With the establishment of the new policy — which includes cigarettes and chewing tobacco and applies to all buildings, athletic fields, pedestrian walkways, entryways, outdoor terraces, campus bus stops, parking lots and inside vehicles on campus — Montgomery College will join four other Maryland colleges and 131 colleges nationwide that have 100 percent smoke-free campuses, according to the American Nonsmokers’ Rights Foundation.

The ban applies to all three campuses of the college: Rockville, Germantown and Silver Spring⁄Takoma Park.

‘‘We’re not telling people they can’t smoke,” said Dr. Judy E. Ackerman, vice president and provost of Montgomery College’s Rockville campus. ‘‘They just can’t smoke here.”

The new rule will replace a partial restriction that prohibits smoking within 25 feet of any campus buildings, Ackerman said.

The tobacco-free policy was recently approved by the Board of Trustees after a yearlong series of discussions by the college’s Tobacco and Smoke Free Task Force.

The task force, composed of faculty, staff and students, began meeting in the spring of 2007 with the goal of revising the school’s tobacco policy.

School officials are hoping the transition to a tobacco-free campus is an easy one, but other schools have experienced some resistance.

Frederick Community College suffered a rash of vandalism in 2007 after limiting smoking to parking lots the previous spring. According to an article by the Associated Press in October, vandals stole toilet paper and trashed men’s bathrooms, scrawling an ultimatum on the wall: lift the smoking ban and the vandalism will stop.

The school responded instead by issuing a $500 reward for information leading to the arrest and prosecution of the perpetrators, the news article states.
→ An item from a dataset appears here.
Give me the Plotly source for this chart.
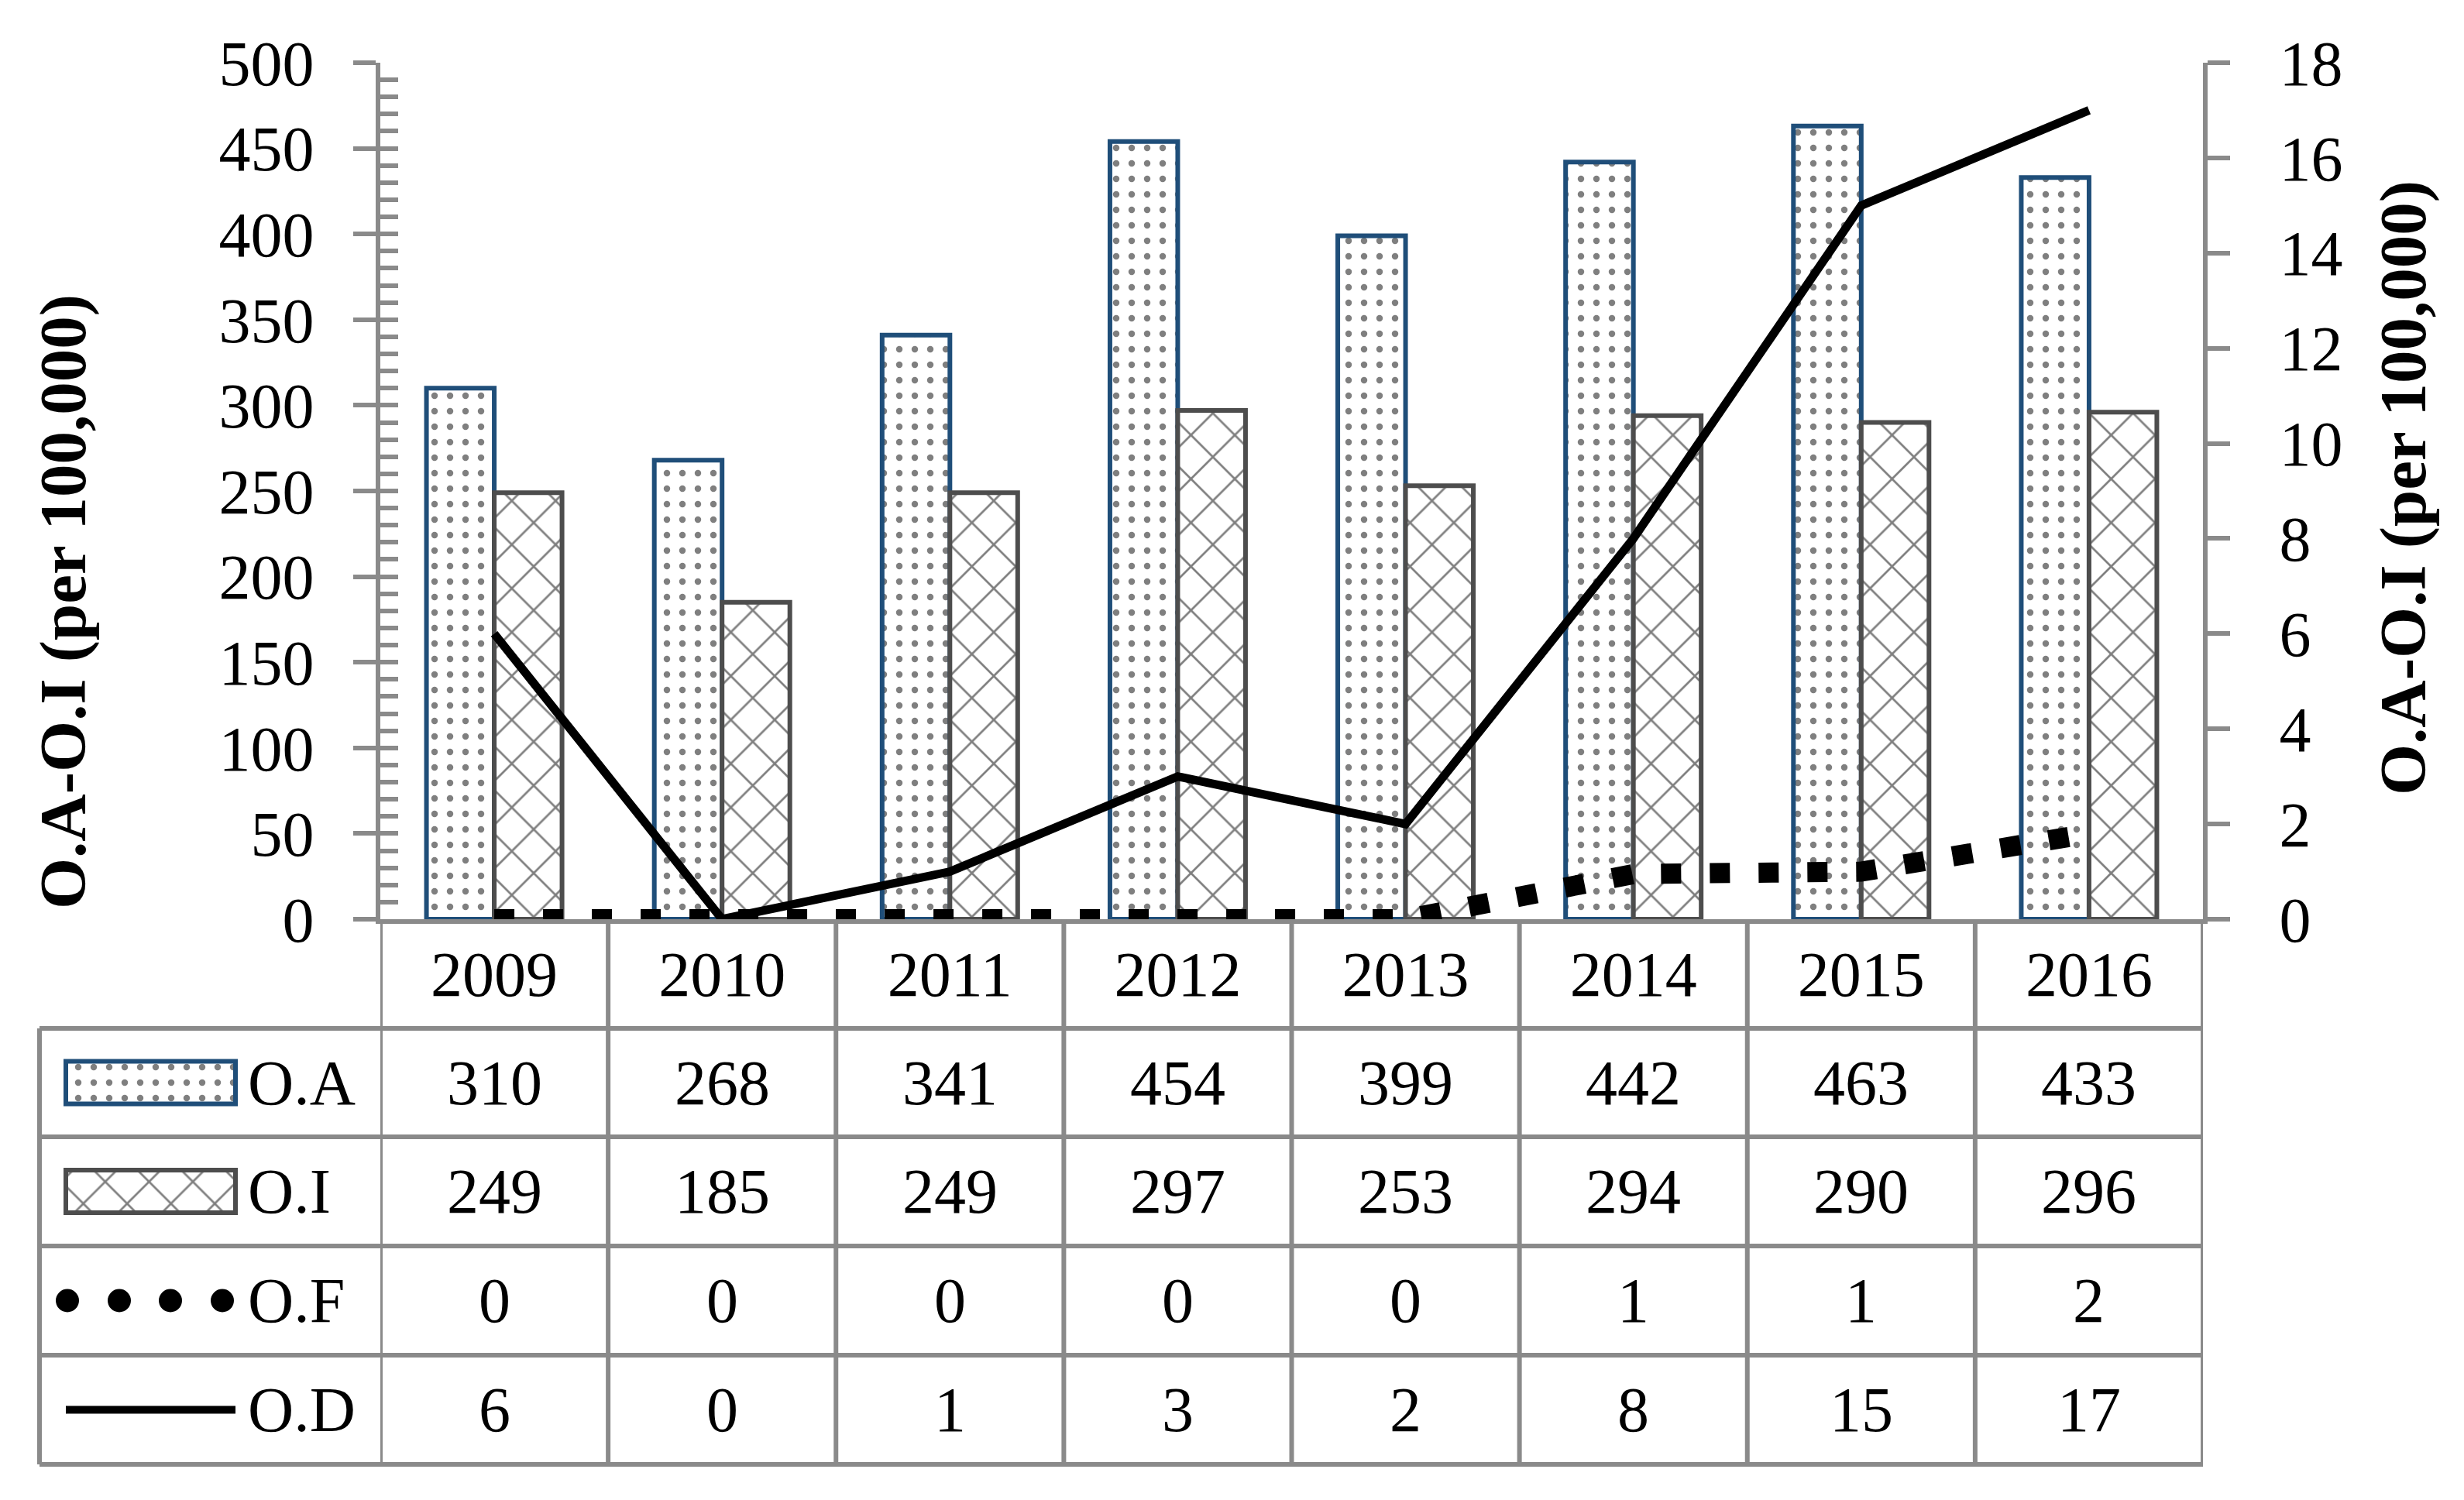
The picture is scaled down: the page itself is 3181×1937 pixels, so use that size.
import plotly.graph_objects as go

# ---------------- data ----------------
years = ["2009", "2010", "2011", "2012", "2013", "2014", "2015", "2016"]
oa = [310, 268, 341, 454, 399, 442, 463, 433]
oi = [249, 185, 249, 297, 253, 294, 290, 296]
of_plot = [0, 0, 0, 0, 0, 0.95, 1.0, 1.8]      # O.F as drawn (right axis)
of_table = [0, 0, 0, 0, 0, 1, 1, 2]            # O.F as printed in table
od = [6, 0, 1, 3, 2, 8, 15, 17]
left_ticks = [0, 50, 100, 150, 200, 250, 300, 350, 400, 450, 500]
right_ticks = [0, 2, 4, 6, 8, 10, 12, 14, 16, 18]
series_names = ["O.A", "O.I", "O.F", "O.D"]
axis_title = "O.A-O.I (per 100,000)"

# ---------------- geometry (page pixels) ----------------
W, H = 3181, 1937
OFF = 8                      # page body margin
FW, FH = W - 2 * OFF, H - 2 * OFF
X0, X1 = 491, 2844          # plot area left/right
Y_TOP, Y_AX = 81, 1187      # plot area top / x-axis
ROWS = [1187, 1328, 1468, 1609, 1750, 1891]   # table row edges
TABLE_L = 51


def px(x):
    return (x - OFF) / FW


def py(y):
    return 1 - (y - OFF) / FH


GRAY = "#8a8a8a"
BLUE = "#1f4e79"
DGRAY = "#4d4d4d"
FONT = "Palatino Linotype, Book Antiqua, Palatino, Liberation Serif, serif"
FS = 82
LW = 6
DOT_PAT = dict(shape=".", size=20, solidity=0.14)
X_PAT = dict(shape="x", size=40, solidity=0.13)

fig = go.Figure()

# bars
fig.add_trace(go.Bar(
    x=years, y=oa, name=series_names[0], xaxis="x", yaxis="y",
    marker=dict(color="white",
                line=dict(color=BLUE, width=LW),
                pattern=dict(fgcolor="black", bgcolor="white", **DOT_PAT)),
))
fig.add_trace(go.Bar(
    x=years, y=oi, name=series_names[1], xaxis="x", yaxis="y",
    marker=dict(color="white",
                line=dict(color=DGRAY, width=LW),
                pattern=dict(fgcolor="black", bgcolor="white", **X_PAT)),
))
# lines on right axis
fig.add_trace(go.Scatter(
    x=years, y=of_plot, name=series_names[2], xaxis="x", yaxis="y2",
    mode="lines", line=dict(color="black", width=26, dash="26px,37px"),
))
fig.add_trace(go.Scatter(
    x=years, y=od, name=series_names[3], xaxis="x", yaxis="y2",
    mode="lines", line=dict(color="black", width=11),
))

# ---------------- legend samples inside table (own small subplot) ----------------
row_h = [ROWS[-1] - r for r in ROWS]           # heights from bottom of table
centers = [(row_h[i + 1] + row_h[i + 2]) / 2 for i in range(4)]
sample_x0, sample_x1 = 34, 253
fig.add_trace(go.Bar(
    y=[centers[0], centers[1]], x=[sample_x1 - sample_x0] * 2, base=[sample_x0] * 2,
    orientation="h", width=55, xaxis="x3", yaxis="y3",
    marker=dict(color="white",
                line=dict(color=[BLUE, DGRAY], width=LW),
                pattern=dict(shape=[DOT_PAT["shape"], X_PAT["shape"]],
                             fgcolor="black", bgcolor="white",
                             size=[DOT_PAT["size"], X_PAT["size"]],
                             solidity=[DOT_PAT["solidity"], X_PAT["solidity"]])),
))
fig.add_trace(go.Scatter(
    x=[36, 103, 169, 236], y=[centers[2]] * 4, xaxis="x3", yaxis="y3",
    mode="markers", marker=dict(color="black", size=30),
))
fig.add_trace(go.Scatter(
    x=[sample_x0, sample_x1], y=[centers[3]] * 2, xaxis="x3", yaxis="y3",
    mode="lines", line=dict(color="black", width=10),
))

annotations = []
for i, nm in enumerate(series_names):
    annotations.append(dict(x=267, y=centers[i], xref="x3", yref="y3", text=nm,
                            showarrow=False, xanchor="left", yanchor="middle",
                            font=dict(family=FONT, size=FS, color="black")))

# table numbers
table_vals = [oa, oi, of_table, od]
for r, vals in enumerate(table_vals):
    yc = py((ROWS[r + 1] + ROWS[r + 2]) / 2)
    for j in range(len(years)):
        annotations.append(dict(x=j, y=yc, xref="x", yref="paper", text=str(vals[j]),
                                showarrow=False, xanchor="center", yanchor="middle",
                                font=dict(family=FONT, size=FS, color="black")))

# axis titles
annotations.append(dict(x=px(81), y=py(777), xref="paper", yref="paper",
                        text="<b>" + axis_title + "</b>", textangle=-90, showarrow=False,
                        xanchor="center", yanchor="middle",
                        font=dict(family=FONT, size=85, color="black")))
annotations.append(dict(x=px(3103), y=py(630), xref="paper", yref="paper",
                        text="<b>" + axis_title + "</b>", textangle=-90, showarrow=False,
                        xanchor="center", yanchor="middle",
                        font=dict(family=FONT, size=85, color="black")))

# table lines
shapes = []
for k in range(len(years) + 1):
    shapes.append(dict(type="line", xref="x", yref="paper", x0=k - 0.5, x1=k - 0.5,
                       y0=py(ROWS[0]), y1=py(ROWS[-1]), line=dict(color=GRAY, width=LW)))
shapes.append(dict(type="line", xref="paper", yref="paper", x0=px(TABLE_L), x1=px(TABLE_L),
                   y0=py(ROWS[1]), y1=py(ROWS[-1]), line=dict(color=GRAY, width=LW)))
for r in ROWS[1:]:
    shapes.append(dict(type="line", xref="paper", yref="paper", x0=px(TABLE_L), x1=px(X1),
                       y0=py(r), y1=py(r), line=dict(color=GRAY, width=LW)))

fig.update_layout(
    width=FW, height=FH,
    margin=dict(l=0, r=0, t=0, b=0),
    paper_bgcolor="white", plot_bgcolor="rgba(0,0,0,0)",
    showlegend=False,
    barmode="group", bargap=0.405, bargroupgap=0,
    font=dict(family=FONT, size=FS, color="black"),
    xaxis=dict(domain=[px(X0), px(X1)], anchor="y", type="category",
               range=[-0.5, len(years) - 0.5],
               showline=True, linecolor=GRAY, linewidth=LW,
               ticks="", showgrid=False, zeroline=False,
               tickfont=dict(family=FONT, size=FS, color="black"),
               ticklabelstandoff=-5, automargin=False),
    yaxis=dict(domain=[py(Y_AX), py(Y_TOP)], anchor="x", range=[0, 500],
               tickvals=left_ticks, ticks="outside", ticklen=29, tickwidth=LW,
               tickcolor=GRAY, showline=True, linecolor=GRAY, linewidth=LW,
               showgrid=False, zeroline=False,
               tickfont=dict(family=FONT, size=FS, color="black"),
               ticklabelstandoff=34, automargin=False),
    yaxis4=dict(overlaying="y", side="left", anchor="x", range=[0, 500],
                tick0=0, dtick=10, ticks="inside", ticklen=23, tickwidth=LW,
                tickcolor=GRAY, showticklabels=False, showline=False,
                showgrid=False, zeroline=False, automargin=False),
    yaxis2=dict(overlaying="y", anchor="x", side="right", range=[0, 18],
                tickvals=right_ticks, ticks="outside", ticklen=29, tickwidth=LW,
                tickcolor=GRAY, showline=True, linecolor=GRAY, linewidth=LW,
                showgrid=False, zeroline=False,
                tickfont=dict(family=FONT, size=FS, color="black"),
                ticklabelstandoff=47, automargin=False),
    xaxis3=dict(domain=[px(TABLE_L), px(X0)], anchor="y3", range=[0, X0 - TABLE_L],
                visible=False, fixedrange=True),
    yaxis3=dict(domain=[py(ROWS[-1]), py(ROWS[1])], anchor="x3",
                range=[0, ROWS[-1] - ROWS[1]], visible=False, fixedrange=True),
    annotations=annotations,
    shapes=shapes,
)
# render the minor-tick overlay axis
fig.add_trace(go.Scatter(x=[years[0]], y=[None], xaxis="x", yaxis="y4",
                         mode="markers", showlegend=False, hoverinfo="skip"))

fig.write_html("out.html")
Frederick Community College officials did not return calls seeking comment for this report.

Ackerman said she hopes nothing so severe would happen at Montgomery College, but said there is some resistance to the change.

‘‘Some students and some employees are complaining,” she said.

Three or four part-time Healthy Campus Advocates will be hired to patrol the Rockville and Takoma Park⁄Silver Spring campuses and make sure the new policy is being followed, Ackerman said.

Montgomery College spokesman Steve Simon said the Healthy Campus Advocates are tentatively expected to be in place for three or four weeks — until people get used to the policy — but administrators will play it by ear in case anything changes.

Another source of resistance college officials may face is that the ban would force smokers to stand on sidewalks at the edge of the school property, such as the one along Mannakee Street, across from the Carver Building, which houses Montgomery County Public Schools headquarters.

Ackerman said the school system also imposes a smoking ban and employees can often be seen smoking on the sidewalk there.

‘‘We do, as a society, say that sometimes you can’t bring certain things certain places,” Ackerman said. ‘‘Do I expect there will be some people who will be unhappy? Probably. It is a change, and changes take some getting used to.”

In 2001, the college received funding from the Maryland State Cigarette Restitution Fund to support the Healthy Campus Program. The program also receives grants from four other anti-smoking groups, as well as funds for other health- and safety-oriented programs.

‘‘Montgomery College’s new tobacco-free policy encourages healthy choices among our faculty, staff and students,” Montgomery College President Dr. Brian K. Johnson said. ‘‘As an institution of higher learning, the Montgomery College community should be a model for health education and wellness for the greater community.”